И придало этим четырем все их истинное величие, весь их масштаб.
Презрение к тому, что они не облечены тем тройным величием, которое получил человек, которым человек облечен, которое человеку сообщено. Быть существом, которое проходит и никогда не возвращается дважды на одну дорогу, никогда не делает повторно свои шаги по следам своих шагов. В особенности и таким образом и в пределе — быть существом, которое умирает. (Это среди прочего, это в крайней точке делается только один раз). (Смерть, эта великая необратимость). Не иметь всего времени в своем распоряжении. Но иметь только один его отрезок, у каждого один, один раз и в одну сторону. Наконец, рисковать, что есть высшее, самое великое величие. Идти как раз на риск смерти, нищеты, риска. Постоянно рисковать в битве, на пиру, в любовной войне.
Скоро становится очевидно, что у Гомера величие богов велико (не бесконечно) (и не вечно в каком-то смысле) количественно и, быть может, даже качественно, но что оно не велико глубинно, но сущности и даже по сути. Это какое-то приблизительное (окольное) человеческое величие, не совсем то, что составляет человеческое величие, что отличает человеческое величие.
Итак, их Олимп не связан с их миром, он не увенчание того, что уходит корнями в их мир, он не то, чем был король Франции во французском королевстве, и даже не то, чем был Одиссей в своем царстве и в своем доме на Итаке. Он, так сказать, приставлен по вертикали. Он надставлен.
Скрытое презрение к богам, быть может, неведомое, неопознанное, тем более уверенное в себе, тем более неумолимое.

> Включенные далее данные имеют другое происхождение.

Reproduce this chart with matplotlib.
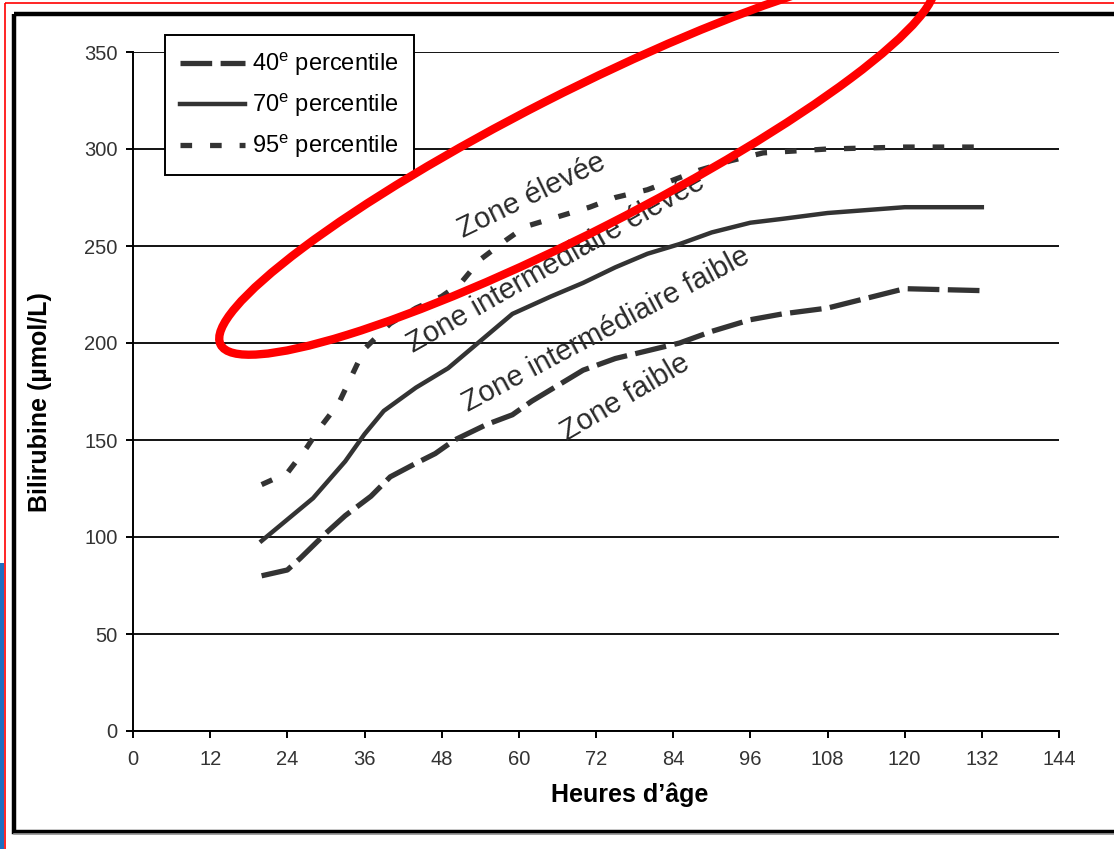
import numpy as np
import matplotlib.pyplot as plt
from matplotlib.patches import Ellipse, Rectangle

plt.rcParams['font.family'] = ['Liberation Sans', 'DejaVu Sans']
plt.rcParams['mathtext.fontset'] = 'custom'
plt.rcParams['mathtext.rm'] = 'Liberation Sans'

# data (hours of age -> bilirubin umol/L)
hours_40 = [20, 24, 26, 30, 33, 37, 40, 44, 47, 50, 55, 59, 62, 70, 75, 80, 85, 90, 96, 101, 108, 114, 120, 132]
p40 = [80, 83, 89, 102, 111, 121, 131, 138, 143, 150, 158, 163, 170, 186, 192, 196, 200, 206, 212, 215, 218, 223, 228, 227]

hours_70 = [20, 28, 33, 36, 39, 44, 49, 54, 59, 65, 70, 75, 80, 85, 90, 96, 101, 108, 120, 132]
p70 = [98, 120, 139, 153, 165, 177, 187, 201, 215, 224, 231, 239, 246, 251, 257, 262, 264, 267, 270, 270]

hours_95 = [20, 24, 27, 29, 32, 36, 40, 44, 48, 51, 54, 58, 61, 66, 71, 75, 80, 84, 88, 93, 98, 108, 120, 132]
p95 = [127, 133, 146, 156, 169, 197, 210, 218, 224, 231, 243, 253, 260, 265, 270, 275, 279, 284, 289, 294, 298, 300, 301, 301]

legend_labels = ['40$^{\\mathrm{e}}$ percentile', '70$^{\\mathrm{e}}$ percentile', '95$^{\\mathrm{e}}$ percentile']
zone_labels = ['Zone élevée', 'Zone intermédiaire élevée', 'Zone intermédiaire faible', 'Zone faible']
zone_x = [62.0, 65.7, 73.5, 76.6]
zone_y = [276, 241, 207, 172]
zone_rot = [26, 29.5, 28, 30.5]

W, H = 1114, 849
fig = plt.figure(figsize=(W / 100, H / 100), dpi=100)
ax = fig.add_axes([133 / W, 1 - 731 / H, (1059 - 133) / W, (731 - 52) / H])

line_col = '#333333'
l40, = ax.plot(hours_40, p40, color=line_col, lw=3.8, dashes=(6.0, 1.6))
l70, = ax.plot(hours_70, p70, color=line_col, lw=3.2)
l95, = ax.plot(hours_95, p95, color=line_col, lw=3.8, dashes=(2.2, 3.4))

ax.set_xlim(0, 144)
ax.set_ylim(0, 350)
ax.set_xticks(np.arange(0, 145, 12))
ax.set_yticks(np.arange(0, 351, 50))
ax.yaxis.grid(True, color='black', lw=1.3)
ax.set_axisbelow(True)
for s in ['top', 'right']:
    ax.spines[s].set_visible(False)
for s in ['left', 'bottom']:
    ax.spines[s].set_linewidth(1.4)
ax.tick_params(length=5, width=1.4, labelsize=14.5, labelcolor='#333333')
ax.tick_params(axis='x', pad=9)
ax.tick_params(axis='y', pad=6)
ax.set_xlabel("Heures d\u2019âge", fontsize=18, fontweight='bold', va='center')
ax.xaxis.set_label_coords(0.536, -0.094)
ax.set_ylabel('Bilirubine (µmol/L)', fontsize=18, fontweight='bold', va='center')
ax.yaxis.set_label_coords(-0.1004, 0.4845)

for lab, x, y, r in zip(zone_labels, zone_x, zone_y, zone_rot):
    ax.text(x, y, lab, rotation=r, ha='center', va='center', fontsize=21,
            color='#2a2a2a', rotation_mode='anchor')

leg = ax.legend([l40, l70, l95], legend_labels, loc='upper left',
                bbox_to_anchor=(165 / W, 1 - 35 / H), bbox_transform=fig.transFigure,
                borderaxespad=0, fontsize=17, frameon=True, fancybox=False,
                edgecolor='black', handlelength=2.75, labelspacing=0.55,
                borderpad=0.65, handletextpad=0.3)
leg.get_frame().set_linewidth(1.4)
leg.get_frame().set_alpha(1)

# overlay in pixel coordinates for the frame and the red highlight
ov = fig.add_axes([0, 0, 1, 1], zorder=10)
ov.set_xlim(0, W)
ov.set_ylim(H, 0)
ov.axis('off')
ov.add_patch(Rectangle((0, 563), 4, 300, color='#1f6fc0', lw=0))
ov.add_patch(Rectangle((4.5, 3), 1200, 1000, fill=False, edgecolor='red', lw=1.2))
ov.add_patch(Rectangle((14, 13.5), 1200, 818, fill=False, edgecolor='black', lw=3.2))
ov.plot([14, 1114], [834, 834], color='#999999', lw=1.2)
ov.add_patch(Ellipse((577, 163), 800, 138, angle=-27, fill=False, edgecolor='red', lw=6))

fig.savefig('out.png', dpi=100)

Они словно постоянно повторяют (а нередко и говорят прямыми словами): «Им здорово повезло, что они такие и этакие; что они делают то и это; что у них есть то и это». А внутри — глухое презрение. В точности тот тон, каким в современном мире рабочие говорят о буржуа. Конечно, они хотели бы быть на их месте. Конечно, они и не просят, и не ищут ничего другого, как самим стать буржуа. Но внутри — глухое презрение (возможно, и к самим себе). (Конечно, к самим себе). (Потому что они стремятся быть такими, как эти презренные). (Стать этими презренными).
Дойдем до сути мысли, в которой, быть может, они не признавались самим себе: скрытое, глухое презрение к богам, потому что те точно не смогут стать такими же великими, как Эдип. Примечательно, что в глубине античной мысли Эдип безусловно самый великий персонаж на свете. Это он осуществил, претерпев его, величайшее действие на свете. Величайшее предприятие. Ведь отправившись с вершины, царствования в Фивах, он осуществил величайшее духовное восхождение — спустился по самой крутой тропке, стал самым нищим, самым отверженным, самым бродячим из слепцов.
У Гомера умереть значит исполнить свой удел смертного или исполнить удел всякого смертного. «Если ты умрешь», — говорит Агамемнон Менелаю (IV, 170); (когда Менелай, во время действия священного перемирия (установленного клятвой для поединка Менелая с Парисом), поражен предательской стрелой, пущенной этим глупцом Пандаром (безрассудный, — говорит Гомер). К счастью, стрела чудесным образом попала туда, где сходились застежки, пояс и перевязь. Вернее, ее задержали застежки, пояс и перевязь. «Если ты умрешь, — говорит Агамемнон, — и исполнишь удел своей жизни». Умереть, у Гомера и у трагиков, значит завершить удел своей жизни. В каком-то смысле и в общем это значит совершиться. Это всегда наполнение, исполнение, и результат этого всегда некая полнота. Именно такого наполнения, исполнения, такой полноты и недостает богам.
Богам недостает того увенчания, которое и есть смерть. И того освящения. Им недостает освящения нищетой. (Нищетой путника, нищетой просителя, нищетой странника и слепца, нищетой Гомера, нищетой Эдипа). Им недостает освящения риском.